■ GIVEN INFORMATION:
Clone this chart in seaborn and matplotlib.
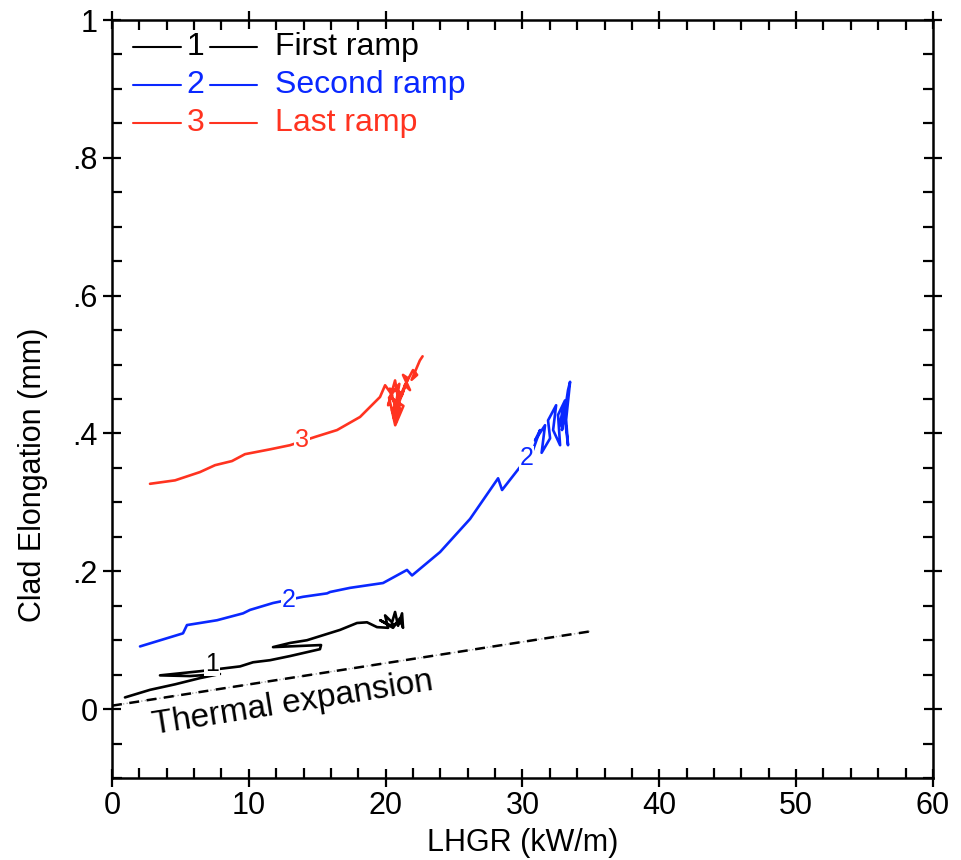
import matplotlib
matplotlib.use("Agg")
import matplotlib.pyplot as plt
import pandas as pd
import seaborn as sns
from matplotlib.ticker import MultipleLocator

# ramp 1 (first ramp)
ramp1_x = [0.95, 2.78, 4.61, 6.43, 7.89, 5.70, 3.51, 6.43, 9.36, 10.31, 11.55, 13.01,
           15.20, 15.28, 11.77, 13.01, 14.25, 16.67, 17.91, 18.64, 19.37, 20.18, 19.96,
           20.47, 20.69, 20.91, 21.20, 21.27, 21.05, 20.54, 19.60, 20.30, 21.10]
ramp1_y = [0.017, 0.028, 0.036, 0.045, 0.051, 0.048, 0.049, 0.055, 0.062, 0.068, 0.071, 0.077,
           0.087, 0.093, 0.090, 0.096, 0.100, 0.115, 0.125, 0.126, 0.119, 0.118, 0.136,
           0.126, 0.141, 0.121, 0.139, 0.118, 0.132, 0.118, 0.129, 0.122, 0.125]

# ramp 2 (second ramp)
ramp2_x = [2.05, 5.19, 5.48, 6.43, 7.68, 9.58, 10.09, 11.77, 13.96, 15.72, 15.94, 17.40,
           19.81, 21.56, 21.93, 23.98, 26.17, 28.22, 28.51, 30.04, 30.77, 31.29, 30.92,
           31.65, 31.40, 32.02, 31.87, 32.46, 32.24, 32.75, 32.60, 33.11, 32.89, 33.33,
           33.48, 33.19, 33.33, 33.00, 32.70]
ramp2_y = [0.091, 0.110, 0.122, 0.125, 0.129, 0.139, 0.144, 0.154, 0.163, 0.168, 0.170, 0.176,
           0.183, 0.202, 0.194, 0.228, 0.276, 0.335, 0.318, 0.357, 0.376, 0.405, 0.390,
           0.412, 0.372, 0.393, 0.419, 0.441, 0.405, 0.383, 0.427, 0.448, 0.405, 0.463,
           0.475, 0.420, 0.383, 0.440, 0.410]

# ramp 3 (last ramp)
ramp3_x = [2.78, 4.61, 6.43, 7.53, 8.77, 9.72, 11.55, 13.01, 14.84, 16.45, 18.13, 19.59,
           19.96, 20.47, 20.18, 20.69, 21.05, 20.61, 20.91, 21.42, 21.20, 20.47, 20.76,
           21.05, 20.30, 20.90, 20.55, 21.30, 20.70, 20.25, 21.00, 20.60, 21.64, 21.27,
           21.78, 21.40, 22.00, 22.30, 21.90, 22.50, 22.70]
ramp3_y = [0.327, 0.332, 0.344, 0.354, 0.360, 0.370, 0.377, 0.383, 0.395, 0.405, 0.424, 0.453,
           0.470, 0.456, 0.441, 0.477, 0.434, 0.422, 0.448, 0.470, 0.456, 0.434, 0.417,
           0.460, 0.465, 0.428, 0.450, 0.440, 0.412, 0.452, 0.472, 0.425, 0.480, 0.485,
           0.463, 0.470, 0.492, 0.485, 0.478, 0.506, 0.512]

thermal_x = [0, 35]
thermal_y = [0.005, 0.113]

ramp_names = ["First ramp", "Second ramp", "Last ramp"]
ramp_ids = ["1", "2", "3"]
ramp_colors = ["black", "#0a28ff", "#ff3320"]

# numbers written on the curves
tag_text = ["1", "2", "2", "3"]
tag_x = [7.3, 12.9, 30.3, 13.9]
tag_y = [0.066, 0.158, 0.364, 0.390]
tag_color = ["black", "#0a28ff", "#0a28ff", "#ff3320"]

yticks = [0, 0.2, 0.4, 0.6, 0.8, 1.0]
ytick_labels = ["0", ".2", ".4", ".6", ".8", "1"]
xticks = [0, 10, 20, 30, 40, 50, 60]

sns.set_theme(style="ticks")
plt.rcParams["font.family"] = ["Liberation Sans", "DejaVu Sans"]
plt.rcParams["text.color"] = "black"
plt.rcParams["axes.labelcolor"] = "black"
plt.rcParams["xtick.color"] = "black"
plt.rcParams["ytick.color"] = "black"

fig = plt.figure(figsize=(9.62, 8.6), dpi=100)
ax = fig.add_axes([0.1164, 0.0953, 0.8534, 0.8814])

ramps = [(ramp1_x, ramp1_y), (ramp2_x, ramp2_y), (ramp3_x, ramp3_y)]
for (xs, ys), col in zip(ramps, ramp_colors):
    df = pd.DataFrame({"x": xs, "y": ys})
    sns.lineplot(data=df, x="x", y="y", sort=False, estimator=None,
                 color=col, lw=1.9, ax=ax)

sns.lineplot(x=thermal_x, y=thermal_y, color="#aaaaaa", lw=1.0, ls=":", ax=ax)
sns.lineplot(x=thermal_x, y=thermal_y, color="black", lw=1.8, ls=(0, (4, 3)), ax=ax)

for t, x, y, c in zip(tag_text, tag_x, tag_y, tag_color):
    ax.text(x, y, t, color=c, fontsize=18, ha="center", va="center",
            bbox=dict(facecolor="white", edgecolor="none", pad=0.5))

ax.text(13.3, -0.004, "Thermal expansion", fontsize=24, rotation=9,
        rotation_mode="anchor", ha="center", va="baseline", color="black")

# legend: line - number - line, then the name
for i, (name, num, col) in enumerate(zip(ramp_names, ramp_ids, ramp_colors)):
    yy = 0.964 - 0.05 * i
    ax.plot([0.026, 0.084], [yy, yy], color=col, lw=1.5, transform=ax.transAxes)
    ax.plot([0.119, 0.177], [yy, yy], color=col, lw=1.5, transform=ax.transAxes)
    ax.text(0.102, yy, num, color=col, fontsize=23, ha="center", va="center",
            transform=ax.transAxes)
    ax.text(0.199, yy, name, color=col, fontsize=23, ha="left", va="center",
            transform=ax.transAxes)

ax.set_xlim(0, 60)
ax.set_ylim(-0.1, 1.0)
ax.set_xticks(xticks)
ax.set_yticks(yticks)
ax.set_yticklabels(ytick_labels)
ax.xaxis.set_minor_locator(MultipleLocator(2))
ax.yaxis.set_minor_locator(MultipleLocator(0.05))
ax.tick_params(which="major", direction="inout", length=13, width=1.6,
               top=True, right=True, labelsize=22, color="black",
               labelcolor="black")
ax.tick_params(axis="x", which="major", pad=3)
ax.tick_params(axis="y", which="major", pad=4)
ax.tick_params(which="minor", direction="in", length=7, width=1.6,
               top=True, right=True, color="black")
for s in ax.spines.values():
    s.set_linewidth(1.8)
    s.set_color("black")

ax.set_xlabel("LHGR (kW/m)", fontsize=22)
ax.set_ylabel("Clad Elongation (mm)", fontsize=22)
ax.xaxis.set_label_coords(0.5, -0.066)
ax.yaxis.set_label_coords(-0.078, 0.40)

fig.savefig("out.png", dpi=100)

■ TASK STATEMENT:
Drop the images and repeat the data exactly.

■ RESULT OF THE TASK:
Clone this chart in seaborn and matplotlib.
import matplotlib
matplotlib.use("Agg")
import matplotlib.pyplot as plt
import pandas as pd
import seaborn as sns
from matplotlib.ticker import MultipleLocator

# ramp 1 (first ramp)
ramp1_x = [0.95, 2.78, 4.61, 6.43, 7.89, 5.70, 3.51, 6.43, 9.36, 10.31, 11.55, 13.01,
           15.20, 15.28, 11.77, 13.01, 14.25, 16.67, 17.91, 18.64, 19.37, 20.18, 19.96,
           20.47, 20.69, 20.91, 21.20, 21.27, 21.05, 20.54, 19.60, 20.30, 21.10]
ramp1_y = [0.017, 0.028, 0.036, 0.045, 0.051, 0.048, 0.049, 0.055, 0.062, 0.068, 0.071, 0.077,
           0.087, 0.093, 0.090, 0.096, 0.100, 0.115, 0.125, 0.126, 0.119, 0.118, 0.136,
           0.126, 0.141, 0.121, 0.139, 0.118, 0.132, 0.118, 0.129, 0.122, 0.125]

# ramp 2 (second ramp)
ramp2_x = [2.05, 5.19, 5.48, 6.43, 7.68, 9.58, 10.09, 11.77, 13.96, 15.72, 15.94, 17.40,
           19.81, 21.56, 21.93, 23.98, 26.17, 28.22, 28.51, 30.04, 30.77, 31.29, 30.92,
           31.65, 31.40, 32.02, 31.87, 32.46, 32.24, 32.75, 32.60, 33.11, 32.89, 33.33,
           33.48, 33.19, 33.33, 33.00, 32.70]
ramp2_y = [0.091, 0.110, 0.122, 0.125, 0.129, 0.139, 0.144, 0.154, 0.163, 0.168, 0.170, 0.176,
           0.183, 0.202, 0.194, 0.228, 0.276, 0.335, 0.318, 0.357, 0.376, 0.405, 0.390,
           0.412, 0.372, 0.393, 0.419, 0.441, 0.405, 0.383, 0.427, 0.448, 0.405, 0.463,
           0.475, 0.420, 0.383, 0.440, 0.410]

# ramp 3 (last ramp)
ramp3_x = [2.78, 4.61, 6.43, 7.53, 8.77, 9.72, 11.55, 13.01, 14.84, 16.45, 18.13, 19.59,
           19.96, 20.47, 20.18, 20.69, 21.05, 20.61, 20.91, 21.42, 21.20, 20.47, 20.76,
           21.05, 20.30, 20.90, 20.55, 21.30, 20.70, 20.25, 21.00, 20.60, 21.64, 21.27,
           21.78, 21.40, 22.00, 22.30, 21.90, 22.50, 22.70]
ramp3_y = [0.327, 0.332, 0.344, 0.354, 0.360, 0.370, 0.377, 0.383, 0.395, 0.405, 0.424, 0.453,
           0.470, 0.456, 0.441, 0.477, 0.434, 0.422, 0.448, 0.470, 0.456, 0.434, 0.417,
           0.460, 0.465, 0.428, 0.450, 0.440, 0.412, 0.452, 0.472, 0.425, 0.480, 0.485,
           0.463, 0.470, 0.492, 0.485, 0.478, 0.506, 0.512]

thermal_x = [0, 35]
thermal_y = [0.005, 0.113]

ramp_names = ["First ramp", "Second ramp", "Last ramp"]
ramp_ids = ["1", "2", "3"]
ramp_colors = ["black", "#0a28ff", "#ff3320"]

# numbers written on the curves
tag_text = ["1", "2", "2", "3"]
tag_x = [7.3, 12.9, 30.3, 13.9]
tag_y = [0.066, 0.158, 0.364, 0.390]
tag_color = ["black", "#0a28ff", "#0a28ff", "#ff3320"]

yticks = [0, 0.2, 0.4, 0.6, 0.8, 1.0]
ytick_labels = ["0", ".2", ".4", ".6", ".8", "1"]
xticks = [0, 10, 20, 30, 40, 50, 60]

sns.set_theme(style="ticks")
plt.rcParams["font.family"] = ["Liberation Sans", "DejaVu Sans"]
plt.rcParams["text.color"] = "black"
plt.rcParams["axes.labelcolor"] = "black"
plt.rcParams["xtick.color"] = "black"
plt.rcParams["ytick.color"] = "black"

fig = plt.figure(figsize=(9.62, 8.6), dpi=100)
ax = fig.add_axes([0.1164, 0.0953, 0.8534, 0.8814])

ramps = [(ramp1_x, ramp1_y), (ramp2_x, ramp2_y), (ramp3_x, ramp3_y)]
for (xs, ys), col in zip(ramps, ramp_colors):
    df = pd.DataFrame({"x": xs, "y": ys})
    sns.lineplot(data=df, x="x", y="y", sort=False, estimator=None,
                 color=col, lw=1.9, ax=ax)

sns.lineplot(x=thermal_x, y=thermal_y, color="#aaaaaa", lw=1.0, ls=":", ax=ax)
sns.lineplot(x=thermal_x, y=thermal_y, color="black", lw=1.8, ls=(0, (4, 3)), ax=ax)

for t, x, y, c in zip(tag_text, tag_x, tag_y, tag_color):
    ax.text(x, y, t, color=c, fontsize=18, ha="center", va="center",
            bbox=dict(facecolor="white", edgecolor="none", pad=0.5))

ax.text(13.3, -0.004, "Thermal expansion", fontsize=24, rotation=9,
        rotation_mode="anchor", ha="center", va="baseline", color="black")

# legend: line - number - line, then the name
for i, (name, num, col) in enumerate(zip(ramp_names, ramp_ids, ramp_colors)):
    yy = 0.964 - 0.05 * i
    ax.plot([0.026, 0.084], [yy, yy], color=col, lw=1.5, transform=ax.transAxes)
    ax.plot([0.119, 0.177], [yy, yy], color=col, lw=1.5, transform=ax.transAxes)
    ax.text(0.102, yy, num, color=col, fontsize=23, ha="center", va="center",
            transform=ax.transAxes)
    ax.text(0.199, yy, name, color=col, fontsize=23, ha="left", va="center",
            transform=ax.transAxes)

ax.set_xlim(0, 60)
ax.set_ylim(-0.1, 1.0)
ax.set_xticks(xticks)
ax.set_yticks(yticks)
ax.set_yticklabels(ytick_labels)
ax.xaxis.set_minor_locator(MultipleLocator(2))
ax.yaxis.set_minor_locator(MultipleLocator(0.05))
ax.tick_params(which="major", direction="inout", length=13, width=1.6,
               top=True, right=True, labelsize=22, color="black",
               labelcolor="black")
ax.tick_params(axis="x", which="major", pad=3)
ax.tick_params(axis="y", which="major", pad=4)
ax.tick_params(which="minor", direction="in", length=7, width=1.6,
               top=True, right=True, color="black")
for s in ax.spines.values():
    s.set_linewidth(1.8)
    s.set_color("black")

ax.set_xlabel("LHGR (kW/m)", fontsize=22)
ax.set_ylabel("Clad Elongation (mm)", fontsize=22)
ax.xaxis.set_label_coords(0.5, -0.066)
ax.yaxis.set_label_coords(-0.078, 0.40)

fig.savefig("out.png", dpi=100)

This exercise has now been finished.